The one skill I do bring to the job is I am a good sander. So I hope to get 3 coats on the car, rub it out, and then 3 more coats and sand it using 600 grit, and then the 3 different polishes I have (3 different grits) using the orbital buffer.
I'm hoping that by putting on a bunch of coats maybe a little too quickly, I can make up for it with good sanding/buffing/polishing.
The car is a "beater" (1997 2 door Civic EX with 180,000 miles) but I'd like to keep this car for 2 years. Also, if I do a decent job with the black, then I'd like to have some fun with it and put a stripe or two on it, as well as some flames coming off the front wheel wells.
Love the site. Thanks for your procedure.
BHD
I just bought my first car (I'm 17, got a '98 Mustang) and it could use a paint job.
I have been looking at methods of painting for some time and was going to just give in and buy an airbrush, until I saw this. It seems like exactly what I want!
I do have some questions, however, hopefully you (or someone here) can help:
Firstly, there is some minor body damage on the driver door, I'm going to fix it with bondo, but I was wondering if there was any special steps I needed to do for the bondo. Do I need to primer it like I would bare metal, or treat it like the rest of the car?
Second, I am planning on applying a custom vinyl graphic to the side of the car, it's self adhering and all that good stuff, but I was wondering if this paint would, maybe, not be able to hold the weight of the graphic. I know this is sort of a stupid question, but I just wanted to get your opinion about applying a graphic to this paint job.
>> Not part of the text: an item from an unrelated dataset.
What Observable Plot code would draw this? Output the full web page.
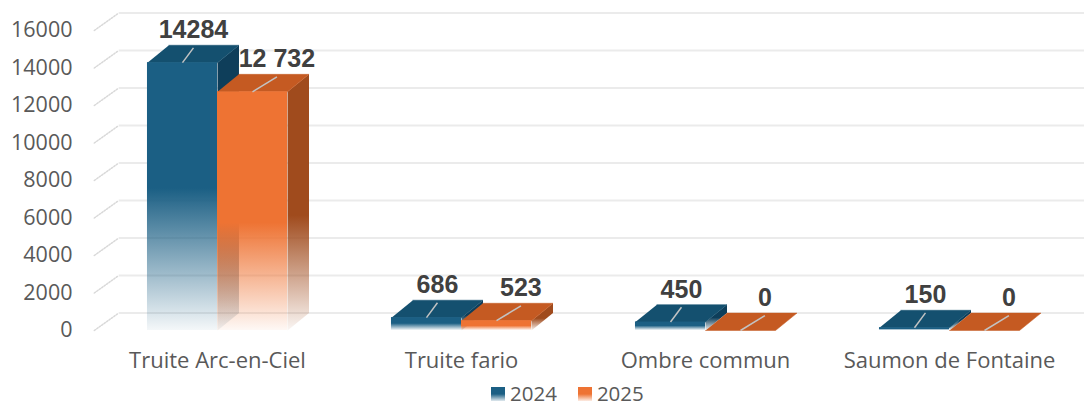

Hope to have pics up as soon as I can complete this project! Thank you so much!
As for painting on bondo, I honestly have no idea.
I have an old car that needs a paint job and will try again and steal a page from your book. btw rustoleum looks good and holds up for a long time.
Thanks
Is it possible to paint the bumpers with this method too? My bumpers are plastic soft bumpers but they need new paint as well. Can I use the same method as stated in your writeup? Sand the paint off, then paint as normal?